COLLECTED MATERIAL:
____________________

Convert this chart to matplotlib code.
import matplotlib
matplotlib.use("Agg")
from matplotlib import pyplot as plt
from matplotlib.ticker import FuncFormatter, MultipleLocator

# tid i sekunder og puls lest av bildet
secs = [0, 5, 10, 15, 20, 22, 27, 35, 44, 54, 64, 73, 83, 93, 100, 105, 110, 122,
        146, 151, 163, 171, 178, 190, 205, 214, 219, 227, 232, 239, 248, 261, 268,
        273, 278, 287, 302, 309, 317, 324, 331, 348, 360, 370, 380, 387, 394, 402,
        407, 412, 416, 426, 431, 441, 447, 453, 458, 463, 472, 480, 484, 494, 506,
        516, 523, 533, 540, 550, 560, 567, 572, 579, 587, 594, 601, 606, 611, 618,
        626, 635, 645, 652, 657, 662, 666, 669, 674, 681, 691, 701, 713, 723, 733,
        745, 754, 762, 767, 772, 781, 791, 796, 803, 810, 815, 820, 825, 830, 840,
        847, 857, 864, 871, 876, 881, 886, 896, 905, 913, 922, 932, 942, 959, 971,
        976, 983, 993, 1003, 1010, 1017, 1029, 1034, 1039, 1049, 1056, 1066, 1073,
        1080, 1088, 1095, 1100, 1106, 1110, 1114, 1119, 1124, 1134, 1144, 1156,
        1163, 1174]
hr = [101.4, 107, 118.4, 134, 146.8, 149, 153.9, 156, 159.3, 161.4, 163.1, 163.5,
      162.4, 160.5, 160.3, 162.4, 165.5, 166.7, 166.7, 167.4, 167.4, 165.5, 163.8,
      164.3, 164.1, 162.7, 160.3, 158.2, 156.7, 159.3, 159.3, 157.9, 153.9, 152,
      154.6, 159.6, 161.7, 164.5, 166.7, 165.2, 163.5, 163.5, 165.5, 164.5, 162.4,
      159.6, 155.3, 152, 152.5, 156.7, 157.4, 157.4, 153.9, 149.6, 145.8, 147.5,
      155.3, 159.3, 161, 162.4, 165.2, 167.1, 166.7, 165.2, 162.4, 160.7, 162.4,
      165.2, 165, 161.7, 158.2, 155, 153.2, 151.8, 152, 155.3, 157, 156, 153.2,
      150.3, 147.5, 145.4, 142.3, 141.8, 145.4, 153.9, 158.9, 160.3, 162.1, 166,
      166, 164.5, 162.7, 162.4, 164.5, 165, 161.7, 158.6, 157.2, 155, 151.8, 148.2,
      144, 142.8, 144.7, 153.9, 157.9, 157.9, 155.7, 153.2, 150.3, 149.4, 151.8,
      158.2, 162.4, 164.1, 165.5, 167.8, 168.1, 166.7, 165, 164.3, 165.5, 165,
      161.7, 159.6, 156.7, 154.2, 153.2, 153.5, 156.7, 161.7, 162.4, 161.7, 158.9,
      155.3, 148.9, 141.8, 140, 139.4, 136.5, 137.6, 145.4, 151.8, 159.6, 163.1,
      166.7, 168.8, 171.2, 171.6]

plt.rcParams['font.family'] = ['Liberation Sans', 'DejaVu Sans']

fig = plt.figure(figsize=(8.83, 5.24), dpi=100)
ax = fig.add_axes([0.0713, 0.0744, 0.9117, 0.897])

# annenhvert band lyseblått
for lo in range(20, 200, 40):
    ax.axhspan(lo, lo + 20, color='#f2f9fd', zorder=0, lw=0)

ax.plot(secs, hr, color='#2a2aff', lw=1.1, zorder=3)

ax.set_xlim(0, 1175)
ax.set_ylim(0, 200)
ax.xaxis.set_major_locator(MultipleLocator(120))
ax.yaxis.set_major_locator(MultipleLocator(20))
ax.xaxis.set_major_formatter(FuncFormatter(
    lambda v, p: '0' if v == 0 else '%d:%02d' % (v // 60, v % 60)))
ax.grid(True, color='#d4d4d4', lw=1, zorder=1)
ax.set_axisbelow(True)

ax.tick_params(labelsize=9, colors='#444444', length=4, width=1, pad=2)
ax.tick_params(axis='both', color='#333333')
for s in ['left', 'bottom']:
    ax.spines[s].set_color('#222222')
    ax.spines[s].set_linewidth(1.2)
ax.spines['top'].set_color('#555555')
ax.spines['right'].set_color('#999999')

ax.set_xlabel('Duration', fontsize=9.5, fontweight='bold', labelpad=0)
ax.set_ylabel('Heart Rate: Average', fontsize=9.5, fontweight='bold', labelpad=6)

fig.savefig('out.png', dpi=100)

____________________

Write down again the exact lines running from the beginning of the data to the line containing "from matplotlib.ticker import", with both ends included.

TASK RESULT:
Convert this chart to matplotlib code.
import matplotlib
matplotlib.use("Agg")
from matplotlib import pyplot as plt
from matplotlib.ticker import FuncFormatter, MultipleLocator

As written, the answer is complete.